Coming up soon, Oshi will host a sake tasting and a beer dinner. At one point, patrons will be introduced to the sake bomb. This involves a shot of sake balanced on chopsticks on top of a glass of beer. The chopsticks are parted, the shot goes in, and the rest is up to the consumer.
“People come here to have fun,” says Minh Nguyen, one of Oshi’s new owners, along with Tammy and Marvin Shackelford.
Oshi opened in 2014 on South Main, offering an imaginative menu of Asian-inflected burgers and dogs. With the new owners, the focus is now sushi. Nguyen says he expresses his personality through such favorite rolls as the Mist Roll (shrimp tempura, avocado topped with crabstick, spicy mayo, eel sauce, and sweet chili) and the B.P. Roll (spicy tuna, cream cheese, avocado, crunchies, white tuna, jalapeƱo, cilantro, mayo, and sriracha).
Nguyen gets creative through Omakase, where it’s anything goes. The customer tells the chef what flavors he likes, and then Nguyen uses that intel to create a special dish.

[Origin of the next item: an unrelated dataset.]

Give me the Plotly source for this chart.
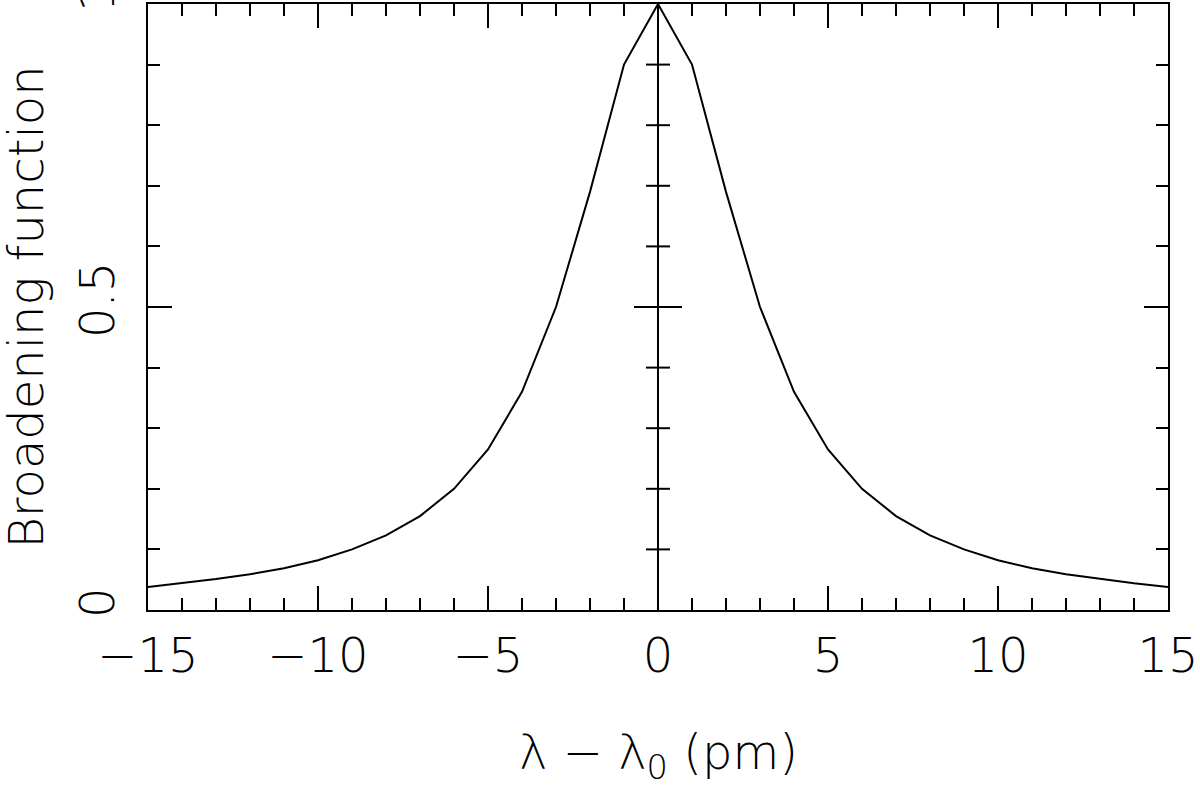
import plotly.graph_objects as go

# wavelength offset (pm) and broadening function
offset = list(range(-15, 16))
broadening = [
    0.038, 0.044, 0.051, 0.059, 0.069, 0.082, 0.100, 0.123, 0.155, 0.200,
    0.265, 0.360, 0.500, 0.690, 0.900, 1.000, 0.900, 0.690, 0.500, 0.360,
    0.265, 0.200, 0.155, 0.123, 0.100, 0.082, 0.069, 0.059, 0.051, 0.044,
    0.038,
]
y_ticks = [0, 0.5, 1]
y_tick_labels = ["0", "0.5", "1"]
x_ticks = [-15, -10, -5, 0, 5, 10, 15]
x_tick_labels = ["\u221215", "\u221210", "\u22125", "0", "5", "10", "15"]

FONT = "DejaVu Sans"
font = dict(family=FONT, size=48, color="black", weight=200)

fig = go.Figure()
fig.add_trace(
    go.Scatter(x=offset, y=broadening, mode="lines",
               line=dict(color="black", width=2), hoverinfo="skip")
)

axis_style = dict(
    showline=True, linecolor="black", linewidth=2, mirror="allticks",
    ticks="inside", ticklen=24, tickwidth=2, tickcolor="black",
    showgrid=False, automargin=False, ticklabeloverflow="allow",
    tickfont=font,
)

fig.update_xaxes(
    range=[-15, 15], tickvals=x_ticks, ticktext=x_tick_labels,
    minor=dict(dtick=1, tick0=0, ticklen=12, tickwidth=2, tickcolor="black",
               ticks="inside", showgrid=False),
    zeroline=True, zerolinecolor="black", zerolinewidth=2,
    ticklabelstandoff=2,
    **axis_style,
)
fig.update_yaxes(
    range=[0, 1], tickvals=y_ticks, ticktext=y_tick_labels, tickangle=-90,
    minor=dict(dtick=0.1, tick0=0, ticklen=12, tickwidth=2, tickcolor="black",
               ticks="inside", showgrid=False),
    zeroline=False, ticklabelstandoff=13,
    **axis_style,
)

# ticks crossing the vertical line at zero offset
for i in range(1, 10):
    v = i / 10
    half = 24 if v == 0.5 else 12
    fig.add_shape(
        type="line", xref="x", yref="y", x0=-half, x1=half, y0=v, y1=v,
        xsizemode="pixel", xanchor=0, line=dict(color="black", width=2),
    )

fig.add_annotation(
    text="\u03bb \u2212 \u03bb<sub>0</sub> (pm)", xref="paper", yref="paper",
    x=0.5, y=-0.24, xanchor="center", yanchor="middle", showarrow=False,
    font=font,
)
fig.add_annotation(
    text="Broadening function", xref="paper", yref="paper",
    x=-0.12, y=0.5, xanchor="center", yanchor="middle", textangle=-90,
    showarrow=False, font=font,
)

fig.update_layout(
    width=1200, height=793,
    margin=dict(l=148, r=32, t=4, b=183),
    paper_bgcolor="white", plot_bgcolor="white",
    showlegend=False,
)

fig.write_html(
    "out.html",
    config={"displayModeBar": False},
    post_script="document.body.style.margin='0';",
)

One holdout from the old menu is the Asian burger, though Nguyen says their version is a completely new take. It’s a wagyu patty with cheddar, bacon, tomato jam (!), sweet pepper sauce, fried egg, mixed greens, and a garlic aioli on a brioche bun. It comes with fries.
Also on the menu are pho, a vegetarian dumpling soup, crab cakes, fried calamari, vietnamese crepes, teriyaki, fried rice, fish and chips, and lobster roll.
The best way to peg the menu is Asian fusion.
Nguyen says he wants to challenge local palates, to teach Memphians to try new things.
“We want to make simple Asian food that tastes good and not the same,” says Nguyen.
Kinon Kiplinger, manager of the newly open Indian Pass in Overton Square, says the Florida original was in an old gas station. It was nothing fancy, a place for family and friends, where “grab yourself a beer” was a common refrain.
That was the sort of attitude that led to the beer honor system, which began in the Florida location and is repeated in the Memphis restaurant.
It is what it sounds like. Guests fill their own glass, marking each beer they get on the sheet. It’s up to the guest whether or not they are honest.
Before you get any big ideas about the beer, Indian Pass does have ways to keep on top of it. There are cameras, a tap attendant, and servers are taught to keep count.
“If you’re not honorable,” says Kiplinger, “we do have the right to prosecute.”
Indian Pass’ space was once Chiwawa, and before that Chicago Pizza Factory. The place has been expanded, the kitchen moved from downstairs to the main floor. The cool wrought-iron sign has been stripped of its “Midtown is Memphis,” replaced with “Indian Pass.”
According to owner/operations manager George Gouras, the idea was “to wipe away the remnants of the tenant before them.”
The menu is on the small-ish side, with raw, baked, and char-grilled oysters, head-on shrimp and crab featuring steamed, broiled, and stuffed shrimp and steamed crab legs. For those not into seafood, there’s the “Land Food” part of the menu with burger, cheeseburger, and a grilled chicken sandwich. One thing you won’t see is a deep-fryer. Gouras says if someone wants something fried, they’ll see to it. Otherwise, the idea is to “keep things good; keep things fresh.”
To that end, Gouras drives halfway to Jackson, Mississippi, to meet his seafood guy. He fetches several hundred pounds once or twice a week.
The menu isn’t the same as the Florida restaurant. That’s due to Gouras own take on dishes like the crab dip and the gumbo.
Kiplinger describes Indian Pass as a “little getaway,” perfect for the 30A crowd. But it still has that essential Memphis vibe. “It’s a little slice of Florida with a Memphis feel,” says Kiplinger.